### EXERCISE REQUIREMENTS
Extract the lines from the start through the line that holds "import plotly.graph_objects as go", both included, omitting all images.

--- Begin INFORMATION GIVEN ---

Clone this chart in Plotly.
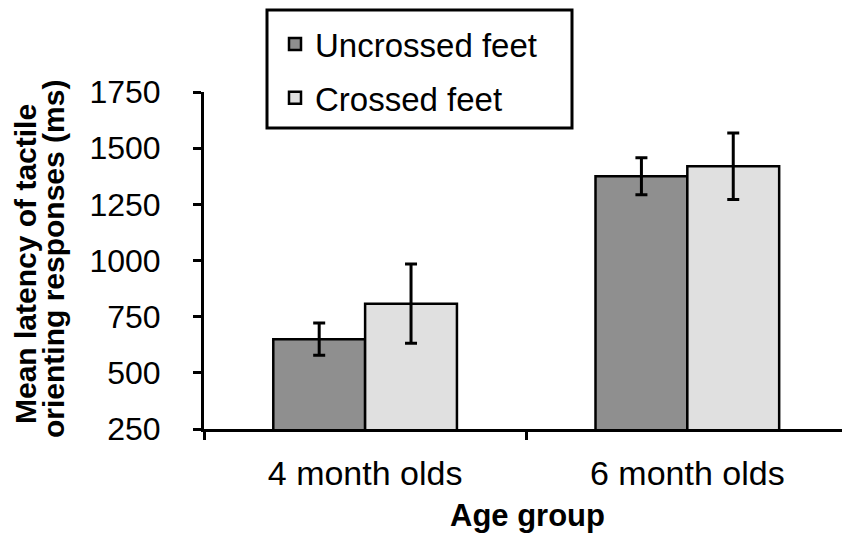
import plotly.graph_objects as go

# ---- data ----
categories = ["4 month olds", "6 month olds"]
uncrossed_mean = [650, 1375]
uncrossed_err = [72, 82]
crossed_mean = [808, 1420]
crossed_err = [176, 148]
series_names = ["Uncrossed feet", "Crossed feet"]
y_ticks = [250, 500, 750, 1000, 1250, 1500, 1750]
y_title_lines = ["Mean latency of tactile", "orienting responses (ms)"]
x_title = "Age group"

# ---- layout geometry (pixels) ----
W, H = 842, 536
L, R, T, B = 204, 0, 92, 107
PW, PH = W - L - R, H - T - B

def px_x(px):
    return (px - L) / PW

def px_y(py):
    return (H - B - py) / PH

FONT = "Liberation Sans, Arial, Helvetica, sans-serif"

fig = go.Figure()
fig.add_trace(go.Bar(
    x=categories, y=uncrossed_mean, name=series_names[0], legendgroup="a",
    marker=dict(color="#8f8f8f", line=dict(color="black", width=2.5)),
    error_y=dict(type="data", array=uncrossed_err, color="black", thickness=3, width=6),
))
fig.add_trace(go.Bar(
    x=categories, y=crossed_mean, name=series_names[1], legendgroup="b",
    marker=dict(color="#e0e0e0", line=dict(color="black", width=2.5)),
    error_y=dict(type="data", array=crossed_err, color="black", thickness=3, width=6),
))

fig.update_layout(
    width=W, height=H,
    margin=dict(l=L, r=R, t=T, b=B, pad=0),
    paper_bgcolor="white", plot_bgcolor="white",
    barmode="group", bargap=0.43, bargroupgap=0,
    font=dict(family=FONT, color="black", size=33),
    showlegend=True,
    legend=dict(
        x=px_x(275), y=px_y(16), xanchor="left", yanchor="top",
        bgcolor="rgba(0,0,0,0)", borderwidth=0,
        font=dict(size=33, family=FONT, color="black"),
        traceorder="grouped", tracegroupgap=8,
    ),
    xaxis=dict(
        range=[-0.5, 1.48], showline=True, linecolor="black", linewidth=3,
        ticks="outside", tickson="boundaries", ticklen=8, tickwidth=3, tickcolor="black",
        showgrid=False, zeroline=False, ticklabelstandoff=12,
        tickfont=dict(size=34, family=FONT, color="black"),
    ),
    yaxis=dict(
        range=[250, 1750], tickvals=y_ticks, showline=True, linecolor="black", linewidth=3,
        ticks="outside", ticklen=8, tickwidth=3, tickcolor="black",
        showgrid=False, zeroline=False, ticklabelstandoff=26,
        tickfont=dict(size=32, family=FONT, color="black"),
    ),
    shapes=[dict(
        type="rect", xref="paper", yref="paper",
        x0=px_x(267), x1=px_x(572), y0=px_y(128), y1=px_y(10),
        line=dict(color="black", width=3), fillcolor="white", layer="below",
    )],
)

fig.add_annotation(
    text=f"<b>{y_title_lines[0]}</b>", xref="paper", yref="paper",
    x=px_x(25), y=px_y(264), textangle=-90, showarrow=False,
    xanchor="center", yanchor="middle", font=dict(size=30, family=FONT, color="black"),
)
fig.add_annotation(
    text=f"<b>{y_title_lines[1]}</b>", xref="paper", yref="paper",
    x=px_x(53), y=px_y(259), textangle=-90, showarrow=False,
    xanchor="center", yanchor="middle", font=dict(size=30, family=FONT, color="black"),
)
fig.add_annotation(
    text=f"<b>{x_title}</b>", xref="paper", yref="paper",
    x=px_x(527), y=px_y(515), showarrow=False,
    xanchor="center", yanchor="middle", font=dict(size=31, family=FONT, color="black"),
)

fig.write_html("out.html", config={"displayModeBar": False},
               post_script="document.body.style.margin='0px';")
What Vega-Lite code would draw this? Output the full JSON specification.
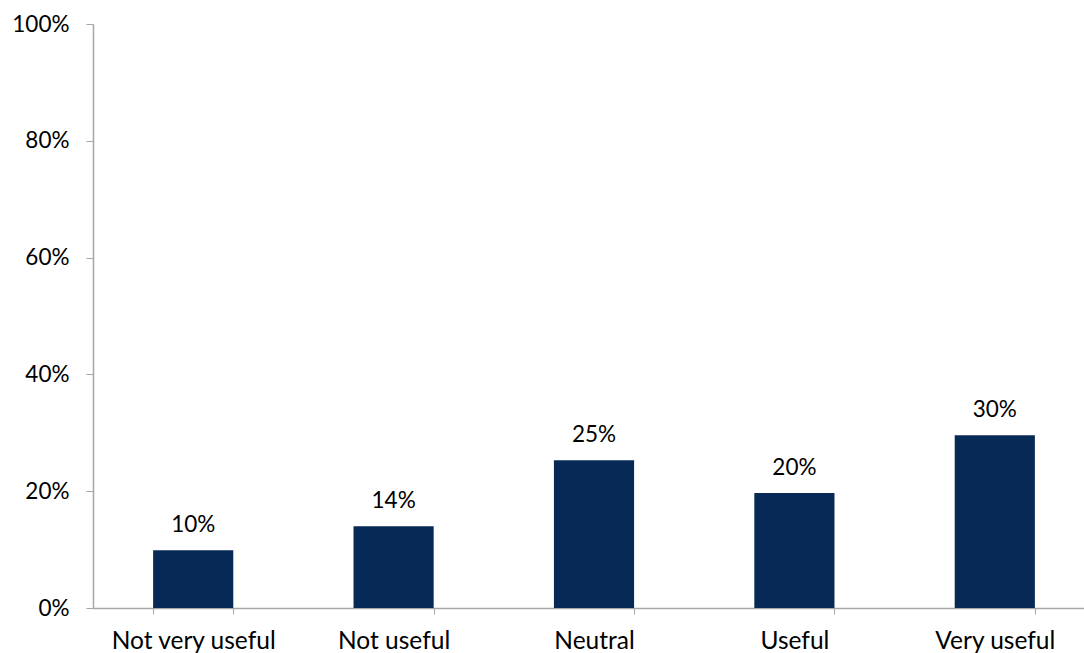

--- End INFORMATION GIVEN ---

### RESULT FOR THIS EXERCISE
Clone this chart in Plotly.
import plotly.graph_objects as go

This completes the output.